## WHAT NEEDS TO BE DONE:
Repeat all the records exactly, omitting pictures.

## SUPPLIED RECORDS:
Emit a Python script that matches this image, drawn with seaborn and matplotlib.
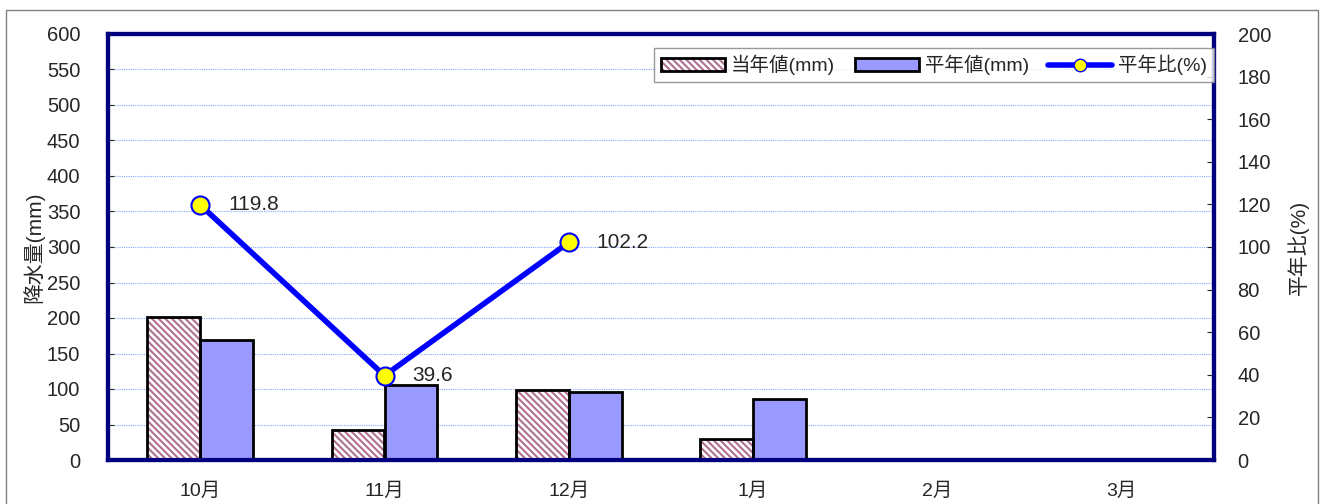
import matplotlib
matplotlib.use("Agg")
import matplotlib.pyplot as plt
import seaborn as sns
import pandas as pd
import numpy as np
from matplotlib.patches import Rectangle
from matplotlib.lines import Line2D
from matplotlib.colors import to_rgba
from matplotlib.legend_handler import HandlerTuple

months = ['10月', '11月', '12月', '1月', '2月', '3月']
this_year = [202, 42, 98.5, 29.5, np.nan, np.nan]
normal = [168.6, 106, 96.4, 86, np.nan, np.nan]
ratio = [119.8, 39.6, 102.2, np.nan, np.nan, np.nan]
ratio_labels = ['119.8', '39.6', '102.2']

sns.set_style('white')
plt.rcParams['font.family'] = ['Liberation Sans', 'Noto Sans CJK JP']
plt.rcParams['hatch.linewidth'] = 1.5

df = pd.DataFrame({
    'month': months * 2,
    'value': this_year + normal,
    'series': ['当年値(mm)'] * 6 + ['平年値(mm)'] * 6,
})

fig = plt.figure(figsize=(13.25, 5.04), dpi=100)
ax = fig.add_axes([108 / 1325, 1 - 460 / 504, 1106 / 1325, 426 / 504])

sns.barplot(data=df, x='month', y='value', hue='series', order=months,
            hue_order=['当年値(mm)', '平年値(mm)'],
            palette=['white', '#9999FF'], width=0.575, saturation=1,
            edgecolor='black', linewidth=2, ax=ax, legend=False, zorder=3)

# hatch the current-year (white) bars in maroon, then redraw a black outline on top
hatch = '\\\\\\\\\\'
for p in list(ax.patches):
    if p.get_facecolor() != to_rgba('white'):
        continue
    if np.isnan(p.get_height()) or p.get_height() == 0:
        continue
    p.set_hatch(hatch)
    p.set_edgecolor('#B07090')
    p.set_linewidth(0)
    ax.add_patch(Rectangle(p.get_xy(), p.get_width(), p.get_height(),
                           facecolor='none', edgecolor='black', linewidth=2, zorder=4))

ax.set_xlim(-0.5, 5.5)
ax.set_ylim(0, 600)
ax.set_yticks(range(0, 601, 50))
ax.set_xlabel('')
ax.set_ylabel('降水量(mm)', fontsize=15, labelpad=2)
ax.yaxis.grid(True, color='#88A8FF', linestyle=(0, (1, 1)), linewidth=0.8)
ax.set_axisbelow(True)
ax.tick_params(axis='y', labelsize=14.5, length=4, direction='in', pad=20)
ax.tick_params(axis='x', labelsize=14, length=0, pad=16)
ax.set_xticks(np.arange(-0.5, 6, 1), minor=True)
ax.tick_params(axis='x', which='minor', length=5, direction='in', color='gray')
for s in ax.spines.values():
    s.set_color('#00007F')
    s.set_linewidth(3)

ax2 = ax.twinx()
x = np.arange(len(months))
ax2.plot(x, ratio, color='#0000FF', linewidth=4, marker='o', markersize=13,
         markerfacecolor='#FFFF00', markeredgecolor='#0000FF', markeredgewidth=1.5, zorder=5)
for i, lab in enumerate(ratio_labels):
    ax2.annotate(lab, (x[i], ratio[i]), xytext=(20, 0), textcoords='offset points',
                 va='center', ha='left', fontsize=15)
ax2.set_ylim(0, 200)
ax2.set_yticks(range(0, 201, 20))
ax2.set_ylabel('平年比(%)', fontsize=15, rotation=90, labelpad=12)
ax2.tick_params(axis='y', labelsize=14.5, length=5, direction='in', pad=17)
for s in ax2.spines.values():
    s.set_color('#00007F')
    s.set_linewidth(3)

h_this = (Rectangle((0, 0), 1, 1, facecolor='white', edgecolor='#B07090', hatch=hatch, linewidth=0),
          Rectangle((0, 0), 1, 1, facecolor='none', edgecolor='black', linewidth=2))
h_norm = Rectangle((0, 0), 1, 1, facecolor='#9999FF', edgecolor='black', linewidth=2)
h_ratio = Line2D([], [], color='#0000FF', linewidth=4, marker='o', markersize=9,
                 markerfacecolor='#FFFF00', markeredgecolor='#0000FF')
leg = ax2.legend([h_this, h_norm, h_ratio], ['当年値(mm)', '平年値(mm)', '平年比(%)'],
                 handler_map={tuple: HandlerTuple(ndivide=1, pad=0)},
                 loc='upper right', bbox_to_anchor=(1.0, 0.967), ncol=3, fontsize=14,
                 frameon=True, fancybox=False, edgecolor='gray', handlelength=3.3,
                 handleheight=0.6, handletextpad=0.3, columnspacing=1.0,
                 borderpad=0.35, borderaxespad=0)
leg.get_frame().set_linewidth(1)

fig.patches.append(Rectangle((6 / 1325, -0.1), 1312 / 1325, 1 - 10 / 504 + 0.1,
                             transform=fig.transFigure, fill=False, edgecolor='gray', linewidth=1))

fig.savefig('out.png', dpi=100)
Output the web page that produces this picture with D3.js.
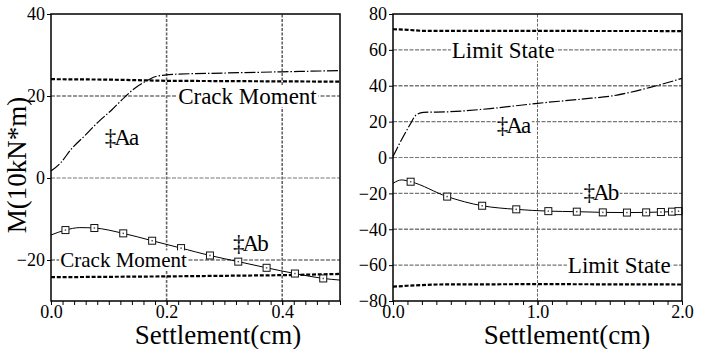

## ANSWER TO THE PROBLEM:
Emit a Python script that matches this image, drawn with seaborn and matplotlib.
import matplotlib
matplotlib.use("Agg")
import matplotlib.pyplot as plt
import seaborn as sns
import pandas as pd
import numpy as np
from matplotlib.patches import Rectangle
from matplotlib.lines import Line2D
from matplotlib.colors import to_rgba
from matplotlib.legend_handler import HandlerTuple

months = ['10月', '11月', '12月', '1月', '2月', '3月']
this_year = [202, 42, 98.5, 29.5, np.nan, np.nan]
normal = [168.6, 106, 96.4, 86, np.nan, np.nan]
ratio = [119.8, 39.6, 102.2, np.nan, np.nan, np.nan]
ratio_labels = ['119.8', '39.6', '102.2']

sns.set_style('white')
plt.rcParams['font.family'] = ['Liberation Sans', 'Noto Sans CJK JP']
plt.rcParams['hatch.linewidth'] = 1.5

df = pd.DataFrame({
    'month': months * 2,
    'value': this_year + normal,
    'series': ['当年値(mm)'] * 6 + ['平年値(mm)'] * 6,
})

fig = plt.figure(figsize=(13.25, 5.04), dpi=100)
ax = fig.add_axes([108 / 1325, 1 - 460 / 504, 1106 / 1325, 426 / 504])

sns.barplot(data=df, x='month', y='value', hue='series', order=months,
            hue_order=['当年値(mm)', '平年値(mm)'],
            palette=['white', '#9999FF'], width=0.575, saturation=1,
            edgecolor='black', linewidth=2, ax=ax, legend=False, zorder=3)

# hatch the current-year (white) bars in maroon, then redraw a black outline on top
hatch = '\\\\\\\\\\'
for p in list(ax.patches):
    if p.get_facecolor() != to_rgba('white'):
        continue
    if np.isnan(p.get_height()) or p.get_height() == 0:
        continue
    p.set_hatch(hatch)
    p.set_edgecolor('#B07090')
    p.set_linewidth(0)
    ax.add_patch(Rectangle(p.get_xy(), p.get_width(), p.get_height(),
                           facecolor='none', edgecolor='black', linewidth=2, zorder=4))

ax.set_xlim(-0.5, 5.5)
ax.set_ylim(0, 600)
ax.set_yticks(range(0, 601, 50))
ax.set_xlabel('')
ax.set_ylabel('降水量(mm)', fontsize=15, labelpad=2)
ax.yaxis.grid(True, color='#88A8FF', linestyle=(0, (1, 1)), linewidth=0.8)
ax.set_axisbelow(True)
ax.tick_params(axis='y', labelsize=14.5, length=4, direction='in', pad=20)
ax.tick_params(axis='x', labelsize=14, length=0, pad=16)
ax.set_xticks(np.arange(-0.5, 6, 1), minor=True)
ax.tick_params(axis='x', which='minor', length=5, direction='in', color='gray')
for s in ax.spines.values():
    s.set_color('#00007F')
    s.set_linewidth(3)

ax2 = ax.twinx()
x = np.arange(len(months))
ax2.plot(x, ratio, color='#0000FF', linewidth=4, marker='o', markersize=13,
         markerfacecolor='#FFFF00', markeredgecolor='#0000FF', markeredgewidth=1.5, zorder=5)
for i, lab in enumerate(ratio_labels):
    ax2.annotate(lab, (x[i], ratio[i]), xytext=(20, 0), textcoords='offset points',
                 va='center', ha='left', fontsize=15)
ax2.set_ylim(0, 200)
ax2.set_yticks(range(0, 201, 20))
ax2.set_ylabel('平年比(%)', fontsize=15, rotation=90, labelpad=12)
ax2.tick_params(axis='y', labelsize=14.5, length=5, direction='in', pad=17)
for s in ax2.spines.values():
    s.set_color('#00007F')
    s.set_linewidth(3)

h_this = (Rectangle((0, 0), 1, 1, facecolor='white', edgecolor='#B07090', hatch=hatch, linewidth=0),
          Rectangle((0, 0), 1, 1, facecolor='none', edgecolor='black', linewidth=2))
h_norm = Rectangle((0, 0), 1, 1, facecolor='#9999FF', edgecolor='black', linewidth=2)
h_ratio = Line2D([], [], color='#0000FF', linewidth=4, marker='o', markersize=9,
                 markerfacecolor='#FFFF00', markeredgecolor='#0000FF')
leg = ax2.legend([h_this, h_norm, h_ratio], ['当年値(mm)', '平年値(mm)', '平年比(%)'],
                 handler_map={tuple: HandlerTuple(ndivide=1, pad=0)},
                 loc='upper right', bbox_to_anchor=(1.0, 0.967), ncol=3, fontsize=14,
                 frameon=True, fancybox=False, edgecolor='gray', handlelength=3.3,
                 handleheight=0.6, handletextpad=0.3, columnspacing=1.0,
                 borderpad=0.35, borderaxespad=0)
leg.get_frame().set_linewidth(1)

fig.patches.append(Rectangle((6 / 1325, -0.1), 1312 / 1325, 1 - 10 / 504 + 0.1,
                             transform=fig.transFigure, fill=False, edgecolor='gray', linewidth=1))

fig.savefig('out.png', dpi=100)
Output the web page that produces this picture with D3.js.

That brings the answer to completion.